#### [Written request]
Write out each line word for word. Drop pictures.

#### [Supplied material]
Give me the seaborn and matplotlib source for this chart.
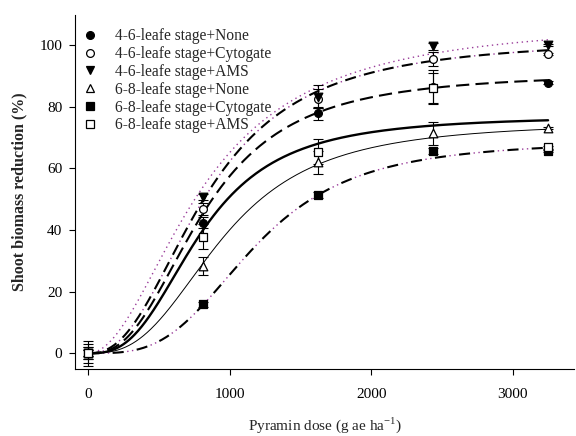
import numpy as np
import pandas as pd
import matplotlib
matplotlib.use("Agg")
import matplotlib.pyplot as plt
from matplotlib.lines import Line2D
import seaborn as sns

# ---------------- data ----------------
dose = [0, 812.5, 1625, 2437.5, 3250]
series_labels = [
    "4-6-leafe stage+None",
    "4-6-leafe stage+Cytogate",
    "4-6-leafe stage+AMS",
    "6-8-leafe stage+None",
    "6-8-leafe stage+Cytogate",
    "6-8-leafe stage+AMS",
]
y_46_none = [0, 42.4, 77.8, 86.3, 87.8]
y_46_cyto = [0, 46.8, 82.6, 95.4, 97.0]
y_46_ams = [0, 50.8, 83.2, 99.5, 100.0]
y_68_none = [0, 28.3, 61.9, 71.4, 73.0]
y_68_cyto = [0, 15.9, 51.3, 65.7, 65.6]
y_68_ams = [0, 37.8, 65.4, 86.0, 66.8]

e_46_none = [2.0, 1.8, 2.0, 5.5, 0.4]
e_46_cyto = [3.0, 2.0, 3.0, 2.2, 0.4]
e_46_ams = [1.0, 1.0, 3.8, 1.0, 0.4]
e_68_none = [2.0, 3.0, 3.7, 3.7, 0.4]
e_68_cyto = [1.0, 0.8, 1.0, 1.0, 0.4]
e_68_ams = [4.0, 4.0, 4.0, 5.0, 0.4]

# fitted log-logistic curve parameters (top, ED50, slope)
fit_top = [91, 102, 108, 75, 69, 77]
fit_ed50 = [813, 830, 812, 953, 1176, 790]
fit_slope = [2.6, 2.4, 2.0, 2.8, 3.3, 2.8]

xticks = [0, 1000, 2000, 3000]
yticks = [0, 20, 40, 60, 80, 100]

# ---------------- style ----------------
sns.set_style("ticks")
plt.rcParams["font.family"] = ["Liberation Serif", "DejaVu Serif"]
plt.rcParams["mathtext.fontset"] = "custom"
plt.rcParams["mathtext.rm"] = "Liberation Serif"
plt.rcParams["lines.scale_dashes"] = False

fig = plt.figure(figsize=(5.76, 4.36), dpi=100)
ax = fig.add_axes([0.130, 0.1537, 0.867, 0.8119])

ys = [y_46_none, y_46_cyto, y_46_ams, y_68_none, y_68_cyto, y_68_ams]
es = [e_46_none, e_46_cyto, e_46_ams, e_68_none, e_68_cyto, e_68_ams]
markers = ["o", "o", "v", "^", "s", "s"]
mfaces = ["black", "white", "black", "white", "black", "white"]
msizes = [5.6, 5.6, 6.2, 6.2, 5.4, 5.4]

purple = "#9a3c9a"

# curves
xg = np.linspace(1, 3250, 500)
def curve(i):
    return fit_top[i] / (1.0 + (fit_ed50[i] / xg) ** fit_slope[i])

# 4-6 None: long dashes
sns.lineplot(x=xg, y=curve(0), ax=ax, color="black", lw=1.5,
             linestyle=(0, (9.5, 4.5)), zorder=2)
# 4-6 Cytogate: dash-dot (black dashes, purple dots)
sns.lineplot(x=xg, y=curve(1), ax=ax, color="black", lw=1.5,
             linestyle=(0, (8, 6)), zorder=2)
sns.lineplot(x=xg, y=curve(1), ax=ax, color=purple, lw=1.0,
             linestyle=(3.5, (1, 13)), zorder=2)
# 4-6 AMS: purple dotted
sns.lineplot(x=xg, y=curve(2), ax=ax, color=purple, lw=1.0,
             linestyle=(0, (1, 2.6)), zorder=2)
# 6-8 None: thin solid
sns.lineplot(x=xg, y=curve(3), ax=ax, color="black", lw=0.7, zorder=2)
# 6-8 Cytogate: dash-dot-dot
sns.lineplot(x=xg, y=curve(4), ax=ax, color="black", lw=1.5,
             linestyle=(0, (8, 9.5)), zorder=2)
sns.lineplot(x=xg, y=curve(4), ax=ax, color=purple, lw=1.0,
             linestyle=(7, (1, 2.5, 1, 13)), zorder=2)
# 6-8 AMS: thick solid
sns.lineplot(x=xg, y=curve(5), ax=ax, color="black", lw=1.7, zorder=2)

# points with error bars
for i in range(6):
    ax.errorbar(dose, ys[i], yerr=es[i], fmt="none", ecolor="black",
                elinewidth=0.8, capsize=3.3, capthick=0.8, zorder=3)
for i in range(6):
    sns.scatterplot(x=dose, y=ys[i], ax=ax, marker=markers[i],
                    s=msizes[i] ** 2, color=mfaces[i], edgecolor="black",
                    linewidth=0.9, zorder=4 + i)

ax.set_xlim(-94, 3435)
ax.set_ylim(-5.1, 109.7)
ax.set_xticks(xticks)
ax.set_yticks(yticks)
ax.tick_params(axis="both", direction="out", length=4, width=0.8,
               labelsize=11, colors="black")
ax.tick_params(axis="x", pad=10)
ax.tick_params(axis="y", pad=5)
for s in ["top", "right"]:
    ax.spines[s].set_visible(False)
for s in ["left", "bottom"]:
    ax.spines[s].set_linewidth(0.8)
    ax.spines[s].set_color("black")

ax.set_xlabel("Pyramin dose (g ae ha$^{-1}$)", fontsize=11, labelpad=10)
ax.set_ylabel("Shoot biomass reduction (%)", fontsize=11.5,
              fontweight="bold", labelpad=9)

handles = [Line2D([], [], marker=markers[i], ls="none", markersize=msizes[i],
                  markerfacecolor=mfaces[i], markeredgecolor="black",
                  markeredgewidth=0.9) for i in range(6)]
ax.legend(handles, series_labels, loc="upper left", bbox_to_anchor=(0.0, 0.985),
          frameon=False, fontsize=11.2, handlelength=1.0, handletextpad=1.1,
          labelspacing=0.12, borderaxespad=0.3, borderpad=0.2)

fig.savefig("out.png", dpi=100)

#### [Task answer]
Give me the seaborn and matplotlib source for this chart.
import numpy as np
import pandas as pd
import matplotlib
matplotlib.use("Agg")
import matplotlib.pyplot as plt
from matplotlib.lines import Line2D
import seaborn as sns

# ---------------- data ----------------
dose = [0, 812.5, 1625, 2437.5, 3250]
series_labels = [
    "4-6-leafe stage+None",
    "4-6-leafe stage+Cytogate",
    "4-6-leafe stage+AMS",
    "6-8-leafe stage+None",
    "6-8-leafe stage+Cytogate",
    "6-8-leafe stage+AMS",
]
y_46_none = [0, 42.4, 77.8, 86.3, 87.8]
y_46_cyto = [0, 46.8, 82.6, 95.4, 97.0]
y_46_ams = [0, 50.8, 83.2, 99.5, 100.0]
y_68_none = [0, 28.3, 61.9, 71.4, 73.0]
y_68_cyto = [0, 15.9, 51.3, 65.7, 65.6]
y_68_ams = [0, 37.8, 65.4, 86.0, 66.8]

e_46_none = [2.0, 1.8, 2.0, 5.5, 0.4]
e_46_cyto = [3.0, 2.0, 3.0, 2.2, 0.4]
e_46_ams = [1.0, 1.0, 3.8, 1.0, 0.4]
e_68_none = [2.0, 3.0, 3.7, 3.7, 0.4]
e_68_cyto = [1.0, 0.8, 1.0, 1.0, 0.4]
e_68_ams = [4.0, 4.0, 4.0, 5.0, 0.4]

# fitted log-logistic curve parameters (top, ED50, slope)
fit_top = [91, 102, 108, 75, 69, 77]
fit_ed50 = [813, 830, 812, 953, 1176, 790]
fit_slope = [2.6, 2.4, 2.0, 2.8, 3.3, 2.8]

xticks = [0, 1000, 2000, 3000]
yticks = [0, 20, 40, 60, 80, 100]

# ---------------- style ----------------
sns.set_style("ticks")
plt.rcParams["font.family"] = ["Liberation Serif", "DejaVu Serif"]
plt.rcParams["mathtext.fontset"] = "custom"
plt.rcParams["mathtext.rm"] = "Liberation Serif"
plt.rcParams["lines.scale_dashes"] = False

fig = plt.figure(figsize=(5.76, 4.36), dpi=100)
ax = fig.add_axes([0.130, 0.1537, 0.867, 0.8119])

ys = [y_46_none, y_46_cyto, y_46_ams, y_68_none, y_68_cyto, y_68_ams]
es = [e_46_none, e_46_cyto, e_46_ams, e_68_none, e_68_cyto, e_68_ams]
markers = ["o", "o", "v", "^", "s", "s"]
mfaces = ["black", "white", "black", "white", "black", "white"]
msizes = [5.6, 5.6, 6.2, 6.2, 5.4, 5.4]

purple = "#9a3c9a"

# curves
xg = np.linspace(1, 3250, 500)
def curve(i):
    return fit_top[i] / (1.0 + (fit_ed50[i] / xg) ** fit_slope[i])

# 4-6 None: long dashes
sns.lineplot(x=xg, y=curve(0), ax=ax, color="black", lw=1.5,
             linestyle=(0, (9.5, 4.5)), zorder=2)
# 4-6 Cytogate: dash-dot (black dashes, purple dots)
sns.lineplot(x=xg, y=curve(1), ax=ax, color="black", lw=1.5,
             linestyle=(0, (8, 6)), zorder=2)
sns.lineplot(x=xg, y=curve(1), ax=ax, color=purple, lw=1.0,
             linestyle=(3.5, (1, 13)), zorder=2)
# 4-6 AMS: purple dotted
sns.lineplot(x=xg, y=curve(2), ax=ax, color=purple, lw=1.0,
             linestyle=(0, (1, 2.6)), zorder=2)
# 6-8 None: thin solid
sns.lineplot(x=xg, y=curve(3), ax=ax, color="black", lw=0.7, zorder=2)
# 6-8 Cytogate: dash-dot-dot
sns.lineplot(x=xg, y=curve(4), ax=ax, color="black", lw=1.5,
             linestyle=(0, (8, 9.5)), zorder=2)
sns.lineplot(x=xg, y=curve(4), ax=ax, color=purple, lw=1.0,
             linestyle=(7, (1, 2.5, 1, 13)), zorder=2)
# 6-8 AMS: thick solid
sns.lineplot(x=xg, y=curve(5), ax=ax, color="black", lw=1.7, zorder=2)

# points with error bars
for i in range(6):
    ax.errorbar(dose, ys[i], yerr=es[i], fmt="none", ecolor="black",
                elinewidth=0.8, capsize=3.3, capthick=0.8, zorder=3)
for i in range(6):
    sns.scatterplot(x=dose, y=ys[i], ax=ax, marker=markers[i],
                    s=msizes[i] ** 2, color=mfaces[i], edgecolor="black",
                    linewidth=0.9, zorder=4 + i)

ax.set_xlim(-94, 3435)
ax.set_ylim(-5.1, 109.7)
ax.set_xticks(xticks)
ax.set_yticks(yticks)
ax.tick_params(axis="both", direction="out", length=4, width=0.8,
               labelsize=11, colors="black")
ax.tick_params(axis="x", pad=10)
ax.tick_params(axis="y", pad=5)
for s in ["top", "right"]:
    ax.spines[s].set_visible(False)
for s in ["left", "bottom"]:
    ax.spines[s].set_linewidth(0.8)
    ax.spines[s].set_color("black")

ax.set_xlabel("Pyramin dose (g ae ha$^{-1}$)", fontsize=11, labelpad=10)
ax.set_ylabel("Shoot biomass reduction (%)", fontsize=11.5,
              fontweight="bold", labelpad=9)

handles = [Line2D([], [], marker=markers[i], ls="none", markersize=msizes[i],
                  markerfacecolor=mfaces[i], markeredgecolor="black",
                  markeredgewidth=0.9) for i in range(6)]
ax.legend(handles, series_labels, loc="upper left", bbox_to_anchor=(0.0, 0.985),
          frameon=False, fontsize=11.2, handlelength=1.0, handletextpad=1.1,
          labelspacing=0.12, borderaxespad=0.3, borderpad=0.2)

fig.savefig("out.png", dpi=100)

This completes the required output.